Long Tones: Can we achieve enlightenment through sound?

Dec 15, 2013 by

Long Tones: Can we achieve enlightenment through sound?

How do we practice long tones? Why do we practice long tones?

I've always had a very academic and perfectionist approach to long tones, as I learned early from Jeffrey Khaner.

1. Long tones must be played with a metronome.
2. Hold your breath as long as possible so you can get through Faun in one breath and have air to spare!
3. Make sure your sound is beautiful!

This is all great for any professional flutist, but that's not what this post is about.

Sometimes I just want to retreat to the mountains of Japan and play shakuhachi from morning to night.   I have to say that I've learned more about my playing recently just by playing (not practicing...there's a difference) long tones on the shakuhachi.   Maybe it's the raw, woody tone of the bamboo instrument, maybe it's that shakuhachi is never played with vibrato, or maybe it's the simplicity and scale of the music.  Whatever it is, lately I've incorporated a more metaphysical approach to my flute playing.

So, the question is: Can we, as classical flutists, achieve enlightenment through our sound?

In my interview with James Nyoraku Schlefer, Sensei Schlefer explains how shakuhachi playing orignated as a Buddhist practice:

"Traditional shakuhachi practice was created by Buddhist monks, and the earliest written reference was mid 13th century. The monks used shakuhachi as an extension of meditating (breathing meditation, in and out, and listening to sound to achieve enlightenment). Meditation came first, then they decided to use it through the instrument. Some still practice as form of Buddhist practice (no performance and no teaching)."  Shakuhachi music was never meant to be performed.

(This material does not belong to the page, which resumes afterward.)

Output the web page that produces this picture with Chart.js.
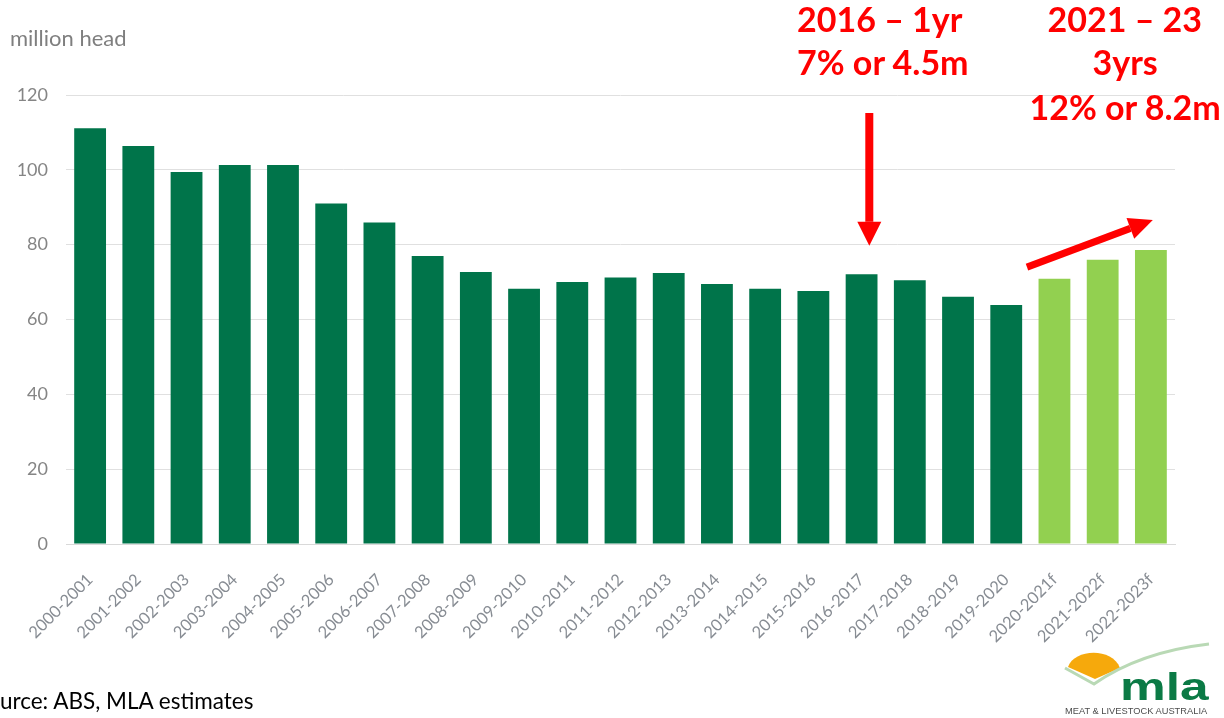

When I practice shakuhachi, I kneel on the floor, sitting on my heels.   In yoga, it is called the Thunderbolt (or Zen) pose.   Lately I've been practicing classical flute in this pose as well.  While the floor may be uncomfortable, it is recommended to place your knees on pillows or a softer surface to stay in the pose longer.  We sit in this pose for an hour in shakuhachi lessons.

Shakuhachi long tones use only the following notes:  D, F, G, A, C, D.  To start, just play low D alone for as long as it's comfortable.  I always shut my eyes during these long tones..you may also hear some new nuances of your instrument!  Then, gradually going up the scale, slur from D to F, F to G, G to A, etc...you can play for 2 octaves.   Focus only on breathing and nothing else, and just listen to the raw sound.  Like shakuhachi, never use any vibrato.  Empty your mind of all the ways you were taught to play long tones and just go with it!

At this past summer's Flutes by the Sea masterclass, we did a guided meditation every morning.  Carol Wincenc is also a big advocate of meditation, and we often did meditation exercises before our lessons.  Our instructor had us doing the Hong-Sau mantra, breathing in "Hong" and exhaling "Sau."  As most of us know, meditation has a lot of benefits for musicians, especially before performances.  It provides focus, calm, and balance.

So, why don't we use our flutes as tools for meditation?  Do our flutes always have to be these technical instruments preparing for the next performance?  As in the case of the shakuhachi monks, absolutely not!  We already have the tools...our instruments, our many years of tone and breathing practice.  Even if it's for 15 minutes before you start practicing your "real" long tones (yes, I still practice those, too!), you will notice a difference in your playing, your mindset and focus, and even your posture.

Lets try and play flute mindlessly.  Lets try not to perfect everything.  Lets use the flute as a meditation tool instead of a competitive performance instrument.   Maybe in time, enlightenment will be achieved.

Fluterscooter

2 Comments

  1. Wonderful insight into expanding our approach to music with flute. I can imagine flute meditation retreats!

  2. barbaranovick

    Flute meditation retreat sounds like a great idea. To do this in a beautiful natural setting truly connects us to the beauty of our music in a uniquely human way. I’ve always taught my elementary school students how music is a part of our human makeup, not merely an “extra subject”. There is a reason why music touches our souls in such indescribable ways.